| STATED EXERCISE |
Starting at the line that contains "Generate a LaTeX" and stopping at the line that contains "text=vbrown] (tcomp) at", transcribe every line of the material below exactly; pictures stay out.
┏━━
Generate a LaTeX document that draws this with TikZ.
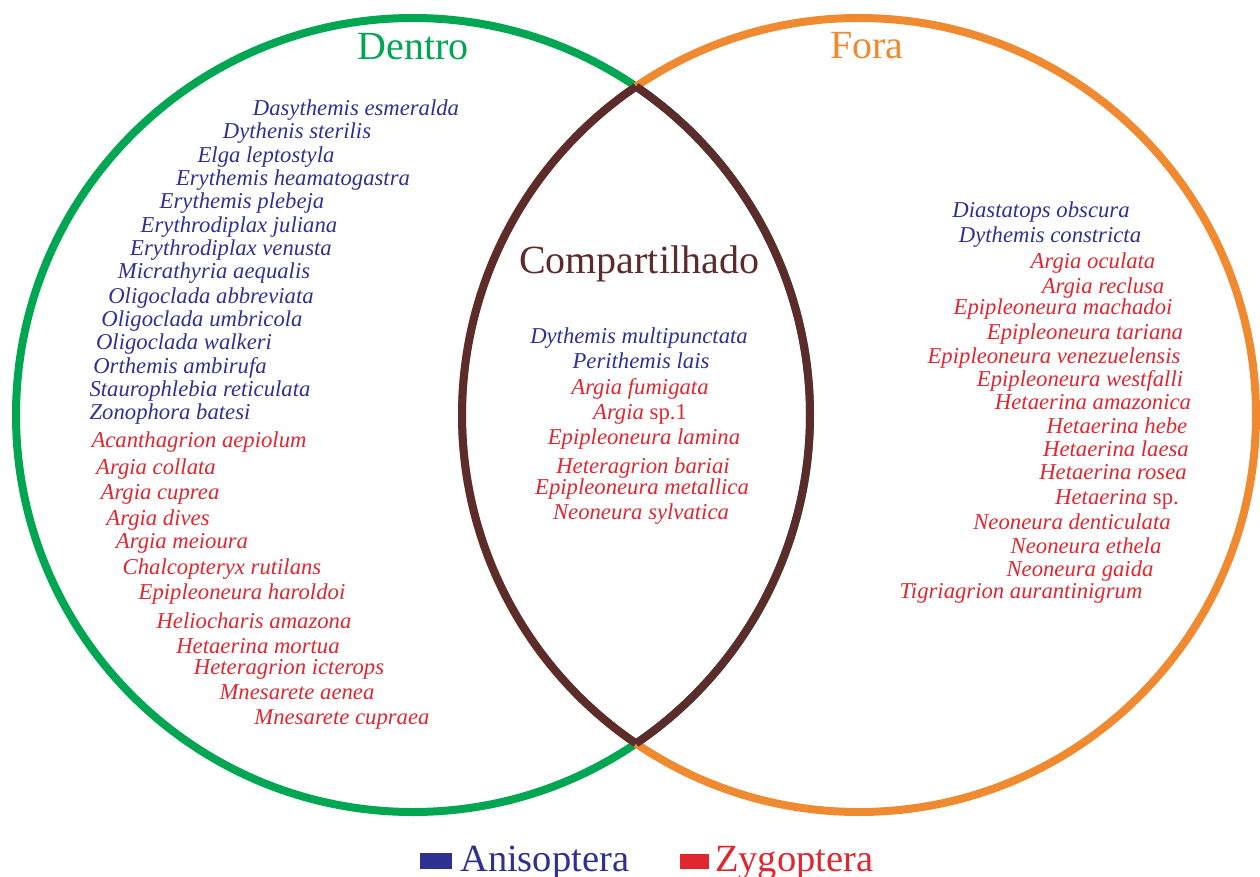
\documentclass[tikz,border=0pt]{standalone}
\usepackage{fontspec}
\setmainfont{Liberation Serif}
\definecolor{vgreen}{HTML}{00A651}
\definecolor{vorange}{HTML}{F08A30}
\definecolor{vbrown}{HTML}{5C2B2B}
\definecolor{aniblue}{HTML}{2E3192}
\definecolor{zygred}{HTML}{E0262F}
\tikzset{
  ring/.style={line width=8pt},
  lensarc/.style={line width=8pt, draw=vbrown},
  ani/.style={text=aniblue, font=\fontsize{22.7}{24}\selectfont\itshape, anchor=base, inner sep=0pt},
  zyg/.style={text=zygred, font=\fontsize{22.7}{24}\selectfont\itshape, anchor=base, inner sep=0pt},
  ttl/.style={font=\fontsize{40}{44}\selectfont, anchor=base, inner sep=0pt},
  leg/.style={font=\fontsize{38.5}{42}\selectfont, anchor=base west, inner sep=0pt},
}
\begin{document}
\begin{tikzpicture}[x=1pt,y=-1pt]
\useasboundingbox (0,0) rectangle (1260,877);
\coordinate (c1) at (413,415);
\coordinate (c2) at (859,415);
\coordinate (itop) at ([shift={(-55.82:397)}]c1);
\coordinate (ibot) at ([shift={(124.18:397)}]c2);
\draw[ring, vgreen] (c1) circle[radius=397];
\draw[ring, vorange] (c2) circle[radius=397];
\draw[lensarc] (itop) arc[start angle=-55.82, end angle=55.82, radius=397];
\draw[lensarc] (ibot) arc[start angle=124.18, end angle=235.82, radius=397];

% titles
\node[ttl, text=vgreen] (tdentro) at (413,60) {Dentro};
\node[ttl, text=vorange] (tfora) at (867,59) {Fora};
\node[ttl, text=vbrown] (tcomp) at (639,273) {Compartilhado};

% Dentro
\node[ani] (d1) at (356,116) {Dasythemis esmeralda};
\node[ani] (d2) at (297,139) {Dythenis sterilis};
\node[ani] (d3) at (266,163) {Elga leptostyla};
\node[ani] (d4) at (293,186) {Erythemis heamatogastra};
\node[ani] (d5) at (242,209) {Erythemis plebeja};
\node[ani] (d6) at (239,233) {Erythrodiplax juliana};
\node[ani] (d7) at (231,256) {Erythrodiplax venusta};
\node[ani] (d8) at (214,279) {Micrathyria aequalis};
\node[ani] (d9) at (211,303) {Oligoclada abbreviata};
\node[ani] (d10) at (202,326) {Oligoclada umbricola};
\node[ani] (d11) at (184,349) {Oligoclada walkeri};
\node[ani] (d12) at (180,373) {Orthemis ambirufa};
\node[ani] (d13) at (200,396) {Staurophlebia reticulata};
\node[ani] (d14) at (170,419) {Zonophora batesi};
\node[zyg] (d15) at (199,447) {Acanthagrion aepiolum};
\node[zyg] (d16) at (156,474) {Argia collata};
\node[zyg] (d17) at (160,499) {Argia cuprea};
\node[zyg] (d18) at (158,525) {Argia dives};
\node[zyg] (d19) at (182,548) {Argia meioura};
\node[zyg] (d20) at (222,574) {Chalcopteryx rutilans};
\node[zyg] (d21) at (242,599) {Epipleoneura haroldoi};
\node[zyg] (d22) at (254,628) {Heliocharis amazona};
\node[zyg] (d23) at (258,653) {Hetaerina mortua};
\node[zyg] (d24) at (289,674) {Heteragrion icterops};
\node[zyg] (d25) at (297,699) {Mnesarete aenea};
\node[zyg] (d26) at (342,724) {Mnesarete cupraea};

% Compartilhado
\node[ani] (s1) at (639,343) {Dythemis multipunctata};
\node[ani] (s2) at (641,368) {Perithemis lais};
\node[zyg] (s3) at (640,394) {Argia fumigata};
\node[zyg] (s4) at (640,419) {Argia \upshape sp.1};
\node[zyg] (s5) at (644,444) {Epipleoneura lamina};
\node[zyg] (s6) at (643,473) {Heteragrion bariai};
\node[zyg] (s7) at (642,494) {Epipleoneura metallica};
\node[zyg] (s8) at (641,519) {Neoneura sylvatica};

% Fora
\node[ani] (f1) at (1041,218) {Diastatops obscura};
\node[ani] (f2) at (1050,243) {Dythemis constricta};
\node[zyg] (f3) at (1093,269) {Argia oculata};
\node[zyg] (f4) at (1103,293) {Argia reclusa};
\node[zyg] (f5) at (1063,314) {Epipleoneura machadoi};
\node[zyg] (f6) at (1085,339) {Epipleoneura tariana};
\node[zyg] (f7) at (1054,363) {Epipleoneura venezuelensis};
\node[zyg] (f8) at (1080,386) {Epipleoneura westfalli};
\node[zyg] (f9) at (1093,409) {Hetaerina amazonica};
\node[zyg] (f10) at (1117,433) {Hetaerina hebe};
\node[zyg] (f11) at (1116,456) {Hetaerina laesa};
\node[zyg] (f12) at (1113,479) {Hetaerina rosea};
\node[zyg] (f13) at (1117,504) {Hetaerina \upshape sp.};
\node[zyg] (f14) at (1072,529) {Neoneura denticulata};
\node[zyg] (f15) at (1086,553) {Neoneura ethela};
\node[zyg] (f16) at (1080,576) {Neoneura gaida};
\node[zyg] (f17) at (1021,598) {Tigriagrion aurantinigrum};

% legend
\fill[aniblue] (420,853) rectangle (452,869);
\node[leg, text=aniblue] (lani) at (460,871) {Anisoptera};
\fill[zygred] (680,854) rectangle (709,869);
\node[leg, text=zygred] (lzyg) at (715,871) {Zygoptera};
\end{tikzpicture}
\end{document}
┗━━
┏━━
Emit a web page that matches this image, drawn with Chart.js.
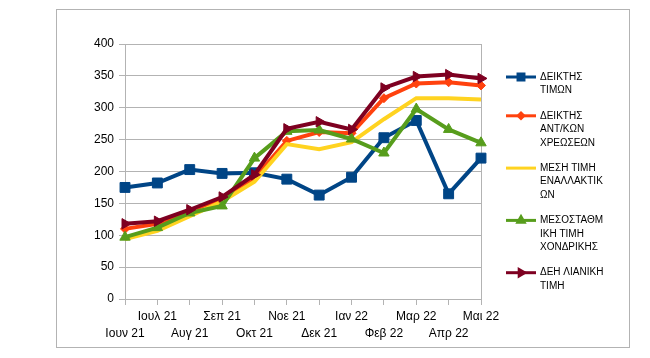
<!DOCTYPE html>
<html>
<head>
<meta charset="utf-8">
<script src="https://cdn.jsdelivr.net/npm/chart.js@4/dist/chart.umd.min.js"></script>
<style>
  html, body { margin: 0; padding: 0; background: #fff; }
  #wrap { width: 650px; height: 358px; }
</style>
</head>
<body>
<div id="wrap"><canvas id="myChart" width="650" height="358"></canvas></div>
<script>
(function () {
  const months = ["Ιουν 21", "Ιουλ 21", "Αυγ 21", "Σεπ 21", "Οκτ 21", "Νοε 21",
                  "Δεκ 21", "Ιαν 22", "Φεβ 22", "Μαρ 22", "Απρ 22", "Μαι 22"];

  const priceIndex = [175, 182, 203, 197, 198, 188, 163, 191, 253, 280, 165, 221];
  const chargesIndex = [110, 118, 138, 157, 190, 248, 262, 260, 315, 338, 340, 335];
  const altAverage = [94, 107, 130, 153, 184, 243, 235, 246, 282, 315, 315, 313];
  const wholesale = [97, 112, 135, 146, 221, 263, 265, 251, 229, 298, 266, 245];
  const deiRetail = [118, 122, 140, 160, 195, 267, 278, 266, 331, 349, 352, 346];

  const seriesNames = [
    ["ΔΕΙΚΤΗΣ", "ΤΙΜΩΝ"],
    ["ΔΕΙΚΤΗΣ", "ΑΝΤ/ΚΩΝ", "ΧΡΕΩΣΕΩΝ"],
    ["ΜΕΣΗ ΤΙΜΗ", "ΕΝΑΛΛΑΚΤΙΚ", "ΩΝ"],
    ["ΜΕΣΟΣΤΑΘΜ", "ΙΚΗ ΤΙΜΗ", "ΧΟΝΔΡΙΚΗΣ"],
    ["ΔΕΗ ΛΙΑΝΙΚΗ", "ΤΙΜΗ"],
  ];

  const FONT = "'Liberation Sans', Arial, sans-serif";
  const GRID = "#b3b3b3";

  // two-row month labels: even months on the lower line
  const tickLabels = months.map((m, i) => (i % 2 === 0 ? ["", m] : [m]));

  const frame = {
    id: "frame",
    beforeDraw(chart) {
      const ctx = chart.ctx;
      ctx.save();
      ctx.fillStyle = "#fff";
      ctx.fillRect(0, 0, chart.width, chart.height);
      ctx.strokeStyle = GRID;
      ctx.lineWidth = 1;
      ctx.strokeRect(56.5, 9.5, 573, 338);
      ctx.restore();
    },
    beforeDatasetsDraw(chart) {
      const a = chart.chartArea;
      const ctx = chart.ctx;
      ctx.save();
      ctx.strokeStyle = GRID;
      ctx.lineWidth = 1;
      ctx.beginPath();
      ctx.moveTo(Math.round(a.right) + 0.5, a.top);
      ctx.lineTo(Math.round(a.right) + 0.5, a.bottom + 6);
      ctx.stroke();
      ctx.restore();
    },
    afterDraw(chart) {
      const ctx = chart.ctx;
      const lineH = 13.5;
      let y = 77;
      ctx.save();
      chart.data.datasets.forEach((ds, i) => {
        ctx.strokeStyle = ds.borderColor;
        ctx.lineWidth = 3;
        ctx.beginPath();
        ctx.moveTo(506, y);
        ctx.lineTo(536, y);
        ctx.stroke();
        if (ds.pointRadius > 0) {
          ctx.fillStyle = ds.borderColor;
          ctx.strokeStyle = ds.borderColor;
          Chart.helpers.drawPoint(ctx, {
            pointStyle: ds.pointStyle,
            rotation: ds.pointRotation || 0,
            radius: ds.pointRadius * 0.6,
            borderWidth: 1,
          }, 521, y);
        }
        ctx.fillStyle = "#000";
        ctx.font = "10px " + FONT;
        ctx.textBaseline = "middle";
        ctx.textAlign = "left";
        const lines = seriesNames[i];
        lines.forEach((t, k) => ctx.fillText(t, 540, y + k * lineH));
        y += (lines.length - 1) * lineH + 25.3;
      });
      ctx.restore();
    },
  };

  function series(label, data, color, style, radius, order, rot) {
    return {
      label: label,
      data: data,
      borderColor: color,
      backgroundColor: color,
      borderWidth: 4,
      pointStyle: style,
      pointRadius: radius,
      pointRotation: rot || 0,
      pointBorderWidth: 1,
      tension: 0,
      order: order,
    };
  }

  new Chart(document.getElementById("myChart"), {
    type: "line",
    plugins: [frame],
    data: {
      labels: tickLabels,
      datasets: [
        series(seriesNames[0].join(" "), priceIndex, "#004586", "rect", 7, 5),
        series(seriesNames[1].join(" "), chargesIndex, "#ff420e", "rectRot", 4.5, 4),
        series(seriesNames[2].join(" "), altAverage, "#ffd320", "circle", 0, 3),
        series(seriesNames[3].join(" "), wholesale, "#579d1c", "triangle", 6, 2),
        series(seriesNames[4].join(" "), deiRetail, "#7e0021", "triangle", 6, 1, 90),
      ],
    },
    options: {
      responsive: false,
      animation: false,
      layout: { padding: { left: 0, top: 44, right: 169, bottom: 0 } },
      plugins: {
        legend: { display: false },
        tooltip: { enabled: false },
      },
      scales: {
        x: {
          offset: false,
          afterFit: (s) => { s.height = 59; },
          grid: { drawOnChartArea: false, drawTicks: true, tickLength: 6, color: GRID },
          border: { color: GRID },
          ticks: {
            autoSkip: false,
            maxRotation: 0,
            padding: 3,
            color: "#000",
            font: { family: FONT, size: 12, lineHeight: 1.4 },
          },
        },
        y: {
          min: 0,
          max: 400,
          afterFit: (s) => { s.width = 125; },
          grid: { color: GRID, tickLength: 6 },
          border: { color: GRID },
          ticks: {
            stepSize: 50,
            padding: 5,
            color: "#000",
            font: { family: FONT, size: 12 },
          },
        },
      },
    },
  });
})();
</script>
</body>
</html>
┗━━
| COMPLETE RESPONSE |
Generate a LaTeX document that draws this with TikZ.
\documentclass[tikz,border=0pt]{standalone}
\usepackage{fontspec}
\setmainfont{Liberation Serif}
\definecolor{vgreen}{HTML}{00A651}
\definecolor{vorange}{HTML}{F08A30}
\definecolor{vbrown}{HTML}{5C2B2B}
\definecolor{aniblue}{HTML}{2E3192}
\definecolor{zygred}{HTML}{E0262F}
\tikzset{
  ring/.style={line width=8pt},
  lensarc/.style={line width=8pt, draw=vbrown},
  ani/.style={text=aniblue, font=\fontsize{22.7}{24}\selectfont\itshape, anchor=base, inner sep=0pt},
  zyg/.style={text=zygred, font=\fontsize{22.7}{24}\selectfont\itshape, anchor=base, inner sep=0pt},
  ttl/.style={font=\fontsize{40}{44}\selectfont, anchor=base, inner sep=0pt},
  leg/.style={font=\fontsize{38.5}{42}\selectfont, anchor=base west, inner sep=0pt},
}
\begin{document}
\begin{tikzpicture}[x=1pt,y=-1pt]
\useasboundingbox (0,0) rectangle (1260,877);
\coordinate (c1) at (413,415);
\coordinate (c2) at (859,415);
\coordinate (itop) at ([shift={(-55.82:397)}]c1);
\coordinate (ibot) at ([shift={(124.18:397)}]c2);
\draw[ring, vgreen] (c1) circle[radius=397];
\draw[ring, vorange] (c2) circle[radius=397];
\draw[lensarc] (itop) arc[start angle=-55.82, end angle=55.82, radius=397];
\draw[lensarc] (ibot) arc[start angle=124.18, end angle=235.82, radius=397];

% titles
\node[ttl, text=vgreen] (tdentro) at (413,60) {Dentro};
\node[ttl, text=vorange] (tfora) at (867,59) {Fora};
\node[ttl, text=vbrown] (tcomp) at (639,273) {Compartilhado};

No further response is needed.